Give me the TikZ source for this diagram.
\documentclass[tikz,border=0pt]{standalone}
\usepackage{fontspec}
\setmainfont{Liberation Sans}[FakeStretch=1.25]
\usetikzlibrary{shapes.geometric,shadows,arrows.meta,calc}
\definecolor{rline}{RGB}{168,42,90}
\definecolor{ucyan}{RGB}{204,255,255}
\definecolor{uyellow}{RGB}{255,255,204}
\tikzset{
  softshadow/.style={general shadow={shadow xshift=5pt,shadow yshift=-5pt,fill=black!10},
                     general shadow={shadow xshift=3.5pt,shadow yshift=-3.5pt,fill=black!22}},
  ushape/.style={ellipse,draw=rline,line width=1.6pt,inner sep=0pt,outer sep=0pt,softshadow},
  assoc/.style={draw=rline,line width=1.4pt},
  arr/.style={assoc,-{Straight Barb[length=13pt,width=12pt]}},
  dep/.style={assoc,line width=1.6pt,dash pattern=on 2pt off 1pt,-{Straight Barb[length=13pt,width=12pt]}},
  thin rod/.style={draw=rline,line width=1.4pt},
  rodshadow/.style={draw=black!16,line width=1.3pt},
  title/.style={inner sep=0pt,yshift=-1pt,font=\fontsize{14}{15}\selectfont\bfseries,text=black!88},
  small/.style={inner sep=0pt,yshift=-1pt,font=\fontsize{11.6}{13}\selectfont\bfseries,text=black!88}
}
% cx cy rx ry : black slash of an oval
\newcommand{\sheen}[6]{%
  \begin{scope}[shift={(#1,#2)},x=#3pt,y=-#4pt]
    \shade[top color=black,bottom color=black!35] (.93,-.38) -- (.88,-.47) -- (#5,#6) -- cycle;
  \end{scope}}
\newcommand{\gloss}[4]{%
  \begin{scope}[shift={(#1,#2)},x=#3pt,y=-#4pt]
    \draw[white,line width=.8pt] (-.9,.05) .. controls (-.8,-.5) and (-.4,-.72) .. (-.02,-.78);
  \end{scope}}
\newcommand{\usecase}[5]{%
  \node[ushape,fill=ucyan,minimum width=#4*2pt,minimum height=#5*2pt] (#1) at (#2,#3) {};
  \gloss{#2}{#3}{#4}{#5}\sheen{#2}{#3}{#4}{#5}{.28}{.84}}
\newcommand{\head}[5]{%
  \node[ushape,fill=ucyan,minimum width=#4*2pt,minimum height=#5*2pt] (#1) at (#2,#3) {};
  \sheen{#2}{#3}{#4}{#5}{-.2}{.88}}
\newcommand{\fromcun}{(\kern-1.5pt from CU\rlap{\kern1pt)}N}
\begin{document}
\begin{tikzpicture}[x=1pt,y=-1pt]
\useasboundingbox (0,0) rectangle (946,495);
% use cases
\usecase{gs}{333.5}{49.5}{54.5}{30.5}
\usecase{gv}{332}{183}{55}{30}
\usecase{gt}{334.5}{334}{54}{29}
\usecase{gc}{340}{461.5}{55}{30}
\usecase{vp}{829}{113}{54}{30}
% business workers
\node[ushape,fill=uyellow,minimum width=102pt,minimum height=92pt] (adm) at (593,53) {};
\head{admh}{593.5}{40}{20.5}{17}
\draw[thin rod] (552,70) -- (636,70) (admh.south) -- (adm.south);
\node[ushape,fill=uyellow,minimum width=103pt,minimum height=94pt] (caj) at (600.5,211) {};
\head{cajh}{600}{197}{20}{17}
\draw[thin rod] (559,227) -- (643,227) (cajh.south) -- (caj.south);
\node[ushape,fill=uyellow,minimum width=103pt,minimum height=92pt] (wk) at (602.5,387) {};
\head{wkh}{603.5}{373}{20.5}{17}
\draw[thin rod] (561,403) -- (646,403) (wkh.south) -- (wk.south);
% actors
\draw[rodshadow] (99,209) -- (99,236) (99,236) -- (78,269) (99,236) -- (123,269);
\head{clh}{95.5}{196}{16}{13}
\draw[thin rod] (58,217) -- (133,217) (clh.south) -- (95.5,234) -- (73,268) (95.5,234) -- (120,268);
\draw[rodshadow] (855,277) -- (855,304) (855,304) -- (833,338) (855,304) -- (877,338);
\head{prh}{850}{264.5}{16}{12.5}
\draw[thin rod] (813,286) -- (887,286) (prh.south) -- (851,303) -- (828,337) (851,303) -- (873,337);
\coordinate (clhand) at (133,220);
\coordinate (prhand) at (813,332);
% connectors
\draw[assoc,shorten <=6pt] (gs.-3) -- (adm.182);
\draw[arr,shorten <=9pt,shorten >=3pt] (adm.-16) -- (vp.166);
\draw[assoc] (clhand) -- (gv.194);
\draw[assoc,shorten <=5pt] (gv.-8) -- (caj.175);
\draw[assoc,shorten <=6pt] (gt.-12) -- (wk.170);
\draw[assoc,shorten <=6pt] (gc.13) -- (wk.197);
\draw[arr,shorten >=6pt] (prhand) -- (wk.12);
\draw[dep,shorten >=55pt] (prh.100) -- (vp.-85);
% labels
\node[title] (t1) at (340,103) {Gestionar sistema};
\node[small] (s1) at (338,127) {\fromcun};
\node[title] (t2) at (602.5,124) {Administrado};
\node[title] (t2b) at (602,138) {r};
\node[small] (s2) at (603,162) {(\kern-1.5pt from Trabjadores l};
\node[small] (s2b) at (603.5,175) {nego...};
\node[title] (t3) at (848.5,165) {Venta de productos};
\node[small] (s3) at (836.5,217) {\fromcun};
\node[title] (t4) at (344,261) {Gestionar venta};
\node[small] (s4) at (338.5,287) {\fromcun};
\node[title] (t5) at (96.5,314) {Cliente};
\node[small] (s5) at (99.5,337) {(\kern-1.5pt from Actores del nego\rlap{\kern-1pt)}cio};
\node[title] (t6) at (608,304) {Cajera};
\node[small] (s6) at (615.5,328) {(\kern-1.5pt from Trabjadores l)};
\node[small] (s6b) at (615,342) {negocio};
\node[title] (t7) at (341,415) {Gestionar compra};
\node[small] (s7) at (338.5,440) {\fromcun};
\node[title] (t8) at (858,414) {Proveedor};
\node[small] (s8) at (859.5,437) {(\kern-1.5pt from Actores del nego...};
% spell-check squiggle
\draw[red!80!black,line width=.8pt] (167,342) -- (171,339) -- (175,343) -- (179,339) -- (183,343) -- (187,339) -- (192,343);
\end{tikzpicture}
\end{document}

-=-=-=-=-

• [TASK REQUIREMENTS] Repeat the data precisely, line by line.

• [SOLUTION FOR THIS EXERCISE]
Give me the TikZ source for this diagram.
\documentclass[tikz,border=0pt]{standalone}
\usepackage{fontspec}
\setmainfont{Liberation Sans}[FakeStretch=1.25]
\usetikzlibrary{shapes.geometric,shadows,arrows.meta,calc}
\definecolor{rline}{RGB}{168,42,90}
\definecolor{ucyan}{RGB}{204,255,255}
\definecolor{uyellow}{RGB}{255,255,204}
\tikzset{
  softshadow/.style={general shadow={shadow xshift=5pt,shadow yshift=-5pt,fill=black!10},
                     general shadow={shadow xshift=3.5pt,shadow yshift=-3.5pt,fill=black!22}},
  ushape/.style={ellipse,draw=rline,line width=1.6pt,inner sep=0pt,outer sep=0pt,softshadow},
  assoc/.style={draw=rline,line width=1.4pt},
  arr/.style={assoc,-{Straight Barb[length=13pt,width=12pt]}},
  dep/.style={assoc,line width=1.6pt,dash pattern=on 2pt off 1pt,-{Straight Barb[length=13pt,width=12pt]}},
  thin rod/.style={draw=rline,line width=1.4pt},
  rodshadow/.style={draw=black!16,line width=1.3pt},
  title/.style={inner sep=0pt,yshift=-1pt,font=\fontsize{14}{15}\selectfont\bfseries,text=black!88},
  small/.style={inner sep=0pt,yshift=-1pt,font=\fontsize{11.6}{13}\selectfont\bfseries,text=black!88}
}
% cx cy rx ry : black slash of an oval
\newcommand{\sheen}[6]{%
  \begin{scope}[shift={(#1,#2)},x=#3pt,y=-#4pt]
    \shade[top color=black,bottom color=black!35] (.93,-.38) -- (.88,-.47) -- (#5,#6) -- cycle;
  \end{scope}}
\newcommand{\gloss}[4]{%
  \begin{scope}[shift={(#1,#2)},x=#3pt,y=-#4pt]
    \draw[white,line width=.8pt] (-.9,.05) .. controls (-.8,-.5) and (-.4,-.72) .. (-.02,-.78);
  \end{scope}}
\newcommand{\usecase}[5]{%
  \node[ushape,fill=ucyan,minimum width=#4*2pt,minimum height=#5*2pt] (#1) at (#2,#3) {};
  \gloss{#2}{#3}{#4}{#5}\sheen{#2}{#3}{#4}{#5}{.28}{.84}}
\newcommand{\head}[5]{%
  \node[ushape,fill=ucyan,minimum width=#4*2pt,minimum height=#5*2pt] (#1) at (#2,#3) {};
  \sheen{#2}{#3}{#4}{#5}{-.2}{.88}}
\newcommand{\fromcun}{(\kern-1.5pt from CU\rlap{\kern1pt)}N}
\begin{document}
\begin{tikzpicture}[x=1pt,y=-1pt]
\useasboundingbox (0,0) rectangle (946,495);
% use cases
\usecase{gs}{333.5}{49.5}{54.5}{30.5}
\usecase{gv}{332}{183}{55}{30}
\usecase{gt}{334.5}{334}{54}{29}
\usecase{gc}{340}{461.5}{55}{30}
\usecase{vp}{829}{113}{54}{30}
% business workers
\node[ushape,fill=uyellow,minimum width=102pt,minimum height=92pt] (adm) at (593,53) {};
\head{admh}{593.5}{40}{20.5}{17}
\draw[thin rod] (552,70) -- (636,70) (admh.south) -- (adm.south);
\node[ushape,fill=uyellow,minimum width=103pt,minimum height=94pt] (caj) at (600.5,211) {};
\head{cajh}{600}{197}{20}{17}
\draw[thin rod] (559,227) -- (643,227) (cajh.south) -- (caj.south);
\node[ushape,fill=uyellow,minimum width=103pt,minimum height=92pt] (wk) at (602.5,387) {};
\head{wkh}{603.5}{373}{20.5}{17}
\draw[thin rod] (561,403) -- (646,403) (wkh.south) -- (wk.south);
% actors
\draw[rodshadow] (99,209) -- (99,236) (99,236) -- (78,269) (99,236) -- (123,269);
\head{clh}{95.5}{196}{16}{13}
\draw[thin rod] (58,217) -- (133,217) (clh.south) -- (95.5,234) -- (73,268) (95.5,234) -- (120,268);
\draw[rodshadow] (855,277) -- (855,304) (855,304) -- (833,338) (855,304) -- (877,338);
\head{prh}{850}{264.5}{16}{12.5}
\draw[thin rod] (813,286) -- (887,286) (prh.south) -- (851,303) -- (828,337) (851,303) -- (873,337);
\coordinate (clhand) at (133,220);
\coordinate (prhand) at (813,332);
% connectors
\draw[assoc,shorten <=6pt] (gs.-3) -- (adm.182);
\draw[arr,shorten <=9pt,shorten >=3pt] (adm.-16) -- (vp.166);
\draw[assoc] (clhand) -- (gv.194);
\draw[assoc,shorten <=5pt] (gv.-8) -- (caj.175);
\draw[assoc,shorten <=6pt] (gt.-12) -- (wk.170);
\draw[assoc,shorten <=6pt] (gc.13) -- (wk.197);
\draw[arr,shorten >=6pt] (prhand) -- (wk.12);
\draw[dep,shorten >=55pt] (prh.100) -- (vp.-85);
% labels
\node[title] (t1) at (340,103) {Gestionar sistema};
\node[small] (s1) at (338,127) {\fromcun};
\node[title] (t2) at (602.5,124) {Administrado};
\node[title] (t2b) at (602,138) {r};
\node[small] (s2) at (603,162) {(\kern-1.5pt from Trabjadores l};
\node[small] (s2b) at (603.5,175) {nego...};
\node[title] (t3) at (848.5,165) {Venta de productos};
\node[small] (s3) at (836.5,217) {\fromcun};
\node[title] (t4) at (344,261) {Gestionar venta};
\node[small] (s4) at (338.5,287) {\fromcun};
\node[title] (t5) at (96.5,314) {Cliente};
\node[small] (s5) at (99.5,337) {(\kern-1.5pt from Actores del nego\rlap{\kern-1pt)}cio};
\node[title] (t6) at (608,304) {Cajera};
\node[small] (s6) at (615.5,328) {(\kern-1.5pt from Trabjadores l)};
\node[small] (s6b) at (615,342) {negocio};
\node[title] (t7) at (341,415) {Gestionar compra};
\node[small] (s7) at (338.5,440) {\fromcun};
\node[title] (t8) at (858,414) {Proveedor};
\node[small] (s8) at (859.5,437) {(\kern-1.5pt from Actores del nego...};
% spell-check squiggle
\draw[red!80!black,line width=.8pt] (167,342) -- (171,339) -- (175,343) -- (179,339) -- (183,343) -- (187,339) -- (192,343);
\end{tikzpicture}
\end{document}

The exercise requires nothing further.